Gibt es im Immobiliensektor zu viel Markt oder zu wenig? Lindern gemeinnützige Wohnungsanbieter wie etwa Genossenschaften die derzeitigen Branchenexzesse? Oder sind sie, im Gegenteil, mitverantwortlich dafür?

Vor einer Woche fällten die Stadtzürcher einen Entscheid mit Signalwirkung: 76 Prozent der Stimmenden hiessen einen wohnpolitischen Grundsatzartikel gut, der verlangt, dass der Anteil der gemeinnützigen Wohnungen am gesamten Wohnungsbestand von derzeit etwa einem Viertel auf ein Drittel im Jahr 2050 erhöht wird.

Geht es nach der Zürcher SP-Nationalrätin Jacqueline Badran, soll ein solcher Grundsatz auch auf Bundesebene verankert werden. Das Problem sei, dass «Immobilien von einer Wert- zu einer Ertragsanlage geworden sind». Dem könne nur entgegengewirkt werden, wenn das Wohnen der «Renditemaximierung» entzogen werde: «Ich bin für einen Non- Profit-Immobilienmarkt.» Je mehr Wohnungen im Besitz gemeinnütziger Anbieter seien, desto besser sei dies für die Mieter.

Falsch, heisst es bei der Denkfabrik Avenir Suisse. Es gebe im Schweizer Immobiliensektor nicht zu viel, sondern zu wenig Markt. «Gemeinnütziger Wohnbau in grossem Stil ist eine Rationierungs- und Abschottungsstrategie», sagt Patrik Schellenbauer: «Denn die tiefen Mieten schaffen eine nie zu befriedigende Übernachfrage, die bürokratisch oder über <Vitamin B> verwaltet wird.»

Vielmehr müsse dafür gesorgt werden, dass in bestehenden Siedlungsgebieten mehr privater Wohnraum entstehe. Damit könne die Nachfrage befriedigt werden, die infolge des Bevölkerungswachstums und der steigenden Platzansprüche rasant zugenommen habe: «Man sollte die Städte konsequent verdichten, etwa, indem man ganze Häuserzeilen um eine Etage aufstockt. Das bedingt, dass Korsette entfernt und Regulierungen abgebaut werden.»

Auch für Hans Egloff, Zürcher SVP- Nationalrat und Vorstandsmitglied des Schweizer Hauseigentümerverbands (HEV), ist klar: «Wenn ein Drittel der Bevölkerung gemeinnützig wohnen kann, dann heisst das, dass zwei Drittel der Leute den Preis dafür bezahlen müssen.»

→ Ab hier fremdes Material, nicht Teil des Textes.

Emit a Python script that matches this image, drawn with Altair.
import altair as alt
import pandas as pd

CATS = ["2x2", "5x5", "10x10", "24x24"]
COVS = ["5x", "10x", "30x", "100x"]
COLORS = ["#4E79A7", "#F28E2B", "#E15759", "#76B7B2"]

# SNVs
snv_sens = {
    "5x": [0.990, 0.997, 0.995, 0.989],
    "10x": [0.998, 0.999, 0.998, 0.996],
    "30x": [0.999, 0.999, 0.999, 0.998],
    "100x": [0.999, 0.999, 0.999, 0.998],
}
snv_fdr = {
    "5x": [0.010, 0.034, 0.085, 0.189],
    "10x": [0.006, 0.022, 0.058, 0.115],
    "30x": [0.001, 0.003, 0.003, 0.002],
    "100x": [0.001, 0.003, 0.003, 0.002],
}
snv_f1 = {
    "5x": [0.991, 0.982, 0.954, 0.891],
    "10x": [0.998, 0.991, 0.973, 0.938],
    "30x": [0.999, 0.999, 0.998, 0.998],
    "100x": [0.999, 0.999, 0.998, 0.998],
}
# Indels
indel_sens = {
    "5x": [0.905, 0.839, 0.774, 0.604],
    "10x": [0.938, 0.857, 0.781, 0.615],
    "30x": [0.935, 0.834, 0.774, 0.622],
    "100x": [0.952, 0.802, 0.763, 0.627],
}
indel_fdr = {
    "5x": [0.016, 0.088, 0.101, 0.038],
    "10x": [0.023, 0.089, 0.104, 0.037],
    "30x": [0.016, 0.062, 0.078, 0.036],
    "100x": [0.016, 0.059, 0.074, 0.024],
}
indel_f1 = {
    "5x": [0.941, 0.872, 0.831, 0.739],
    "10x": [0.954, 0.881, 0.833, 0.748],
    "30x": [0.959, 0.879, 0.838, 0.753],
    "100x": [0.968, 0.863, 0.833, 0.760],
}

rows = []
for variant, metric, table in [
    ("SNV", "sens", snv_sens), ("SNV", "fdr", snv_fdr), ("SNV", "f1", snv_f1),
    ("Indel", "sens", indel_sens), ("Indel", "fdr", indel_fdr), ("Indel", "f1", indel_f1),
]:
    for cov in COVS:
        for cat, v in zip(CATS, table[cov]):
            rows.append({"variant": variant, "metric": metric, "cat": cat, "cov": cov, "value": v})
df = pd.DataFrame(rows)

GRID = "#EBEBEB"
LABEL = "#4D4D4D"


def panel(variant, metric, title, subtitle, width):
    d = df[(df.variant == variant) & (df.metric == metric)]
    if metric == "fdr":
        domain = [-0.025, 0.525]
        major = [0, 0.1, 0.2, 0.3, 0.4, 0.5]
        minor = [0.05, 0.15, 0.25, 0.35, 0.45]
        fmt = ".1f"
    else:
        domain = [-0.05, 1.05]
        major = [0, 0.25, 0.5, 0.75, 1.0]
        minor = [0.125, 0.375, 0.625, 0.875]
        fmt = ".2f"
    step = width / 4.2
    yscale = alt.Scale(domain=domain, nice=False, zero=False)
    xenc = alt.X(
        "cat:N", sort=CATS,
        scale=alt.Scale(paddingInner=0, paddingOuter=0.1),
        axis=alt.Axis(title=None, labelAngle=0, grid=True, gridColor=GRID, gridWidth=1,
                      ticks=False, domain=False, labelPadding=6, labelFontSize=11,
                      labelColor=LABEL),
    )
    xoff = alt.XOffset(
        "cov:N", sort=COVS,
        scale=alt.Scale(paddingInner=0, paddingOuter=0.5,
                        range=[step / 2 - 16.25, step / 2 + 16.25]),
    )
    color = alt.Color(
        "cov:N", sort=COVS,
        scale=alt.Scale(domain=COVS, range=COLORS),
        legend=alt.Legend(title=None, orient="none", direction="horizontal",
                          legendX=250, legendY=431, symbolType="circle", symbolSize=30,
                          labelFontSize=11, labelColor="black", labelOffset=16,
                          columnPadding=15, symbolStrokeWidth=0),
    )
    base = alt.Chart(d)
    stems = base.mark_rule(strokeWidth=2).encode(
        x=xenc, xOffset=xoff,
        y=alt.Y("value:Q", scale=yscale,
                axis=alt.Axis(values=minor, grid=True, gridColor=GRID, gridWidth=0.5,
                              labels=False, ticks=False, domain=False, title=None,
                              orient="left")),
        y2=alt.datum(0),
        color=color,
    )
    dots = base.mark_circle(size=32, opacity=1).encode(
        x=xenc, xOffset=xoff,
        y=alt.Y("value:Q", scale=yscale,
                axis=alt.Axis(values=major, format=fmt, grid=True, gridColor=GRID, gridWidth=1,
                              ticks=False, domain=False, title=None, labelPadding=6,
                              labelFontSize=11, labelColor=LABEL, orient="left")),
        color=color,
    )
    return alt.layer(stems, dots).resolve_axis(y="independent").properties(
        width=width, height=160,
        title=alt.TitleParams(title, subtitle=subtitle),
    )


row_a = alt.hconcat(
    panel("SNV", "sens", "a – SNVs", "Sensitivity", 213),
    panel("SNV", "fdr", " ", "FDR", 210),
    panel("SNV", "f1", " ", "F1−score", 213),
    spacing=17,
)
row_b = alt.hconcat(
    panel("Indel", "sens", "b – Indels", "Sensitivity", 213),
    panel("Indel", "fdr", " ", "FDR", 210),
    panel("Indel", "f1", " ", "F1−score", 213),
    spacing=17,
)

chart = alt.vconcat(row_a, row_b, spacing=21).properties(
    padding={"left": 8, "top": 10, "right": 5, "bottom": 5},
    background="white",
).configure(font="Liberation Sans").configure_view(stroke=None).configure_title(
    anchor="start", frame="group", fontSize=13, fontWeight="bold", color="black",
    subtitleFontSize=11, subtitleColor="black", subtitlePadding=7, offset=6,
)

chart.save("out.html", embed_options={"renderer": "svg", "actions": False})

Sicher ist: Die Stimmbürger werden 2012 gleich über mehrere Bau- und Wohninitiativen befinden können. Am 11. März gelangt eine Bausparinitiative aus dem Kanton Basel-Landschaft zur Abstimmung. Sie soll den Kantonen ermöglichen, subventionierte Bausparmodelle einzuführen. Abgestimmt wird am 11. März auch über die Initiative gegen den «uferlosen Bau von Zweitwohnungen». Eine zweite Bausparinitiative kommt voraussichtlich am 17. Juni vors Volk. Der HEV will mit ihr das Bausparen steuerlich begünstigen. Weitere Vorlagen sind hängig darunter die Landschaftsinitiative, welche die Gesamtfläche der Schweizer Bauzonen während 20 Jahren einfrieren will.

Erschienen in der «SonntagsZeitung» am 04.12.2011.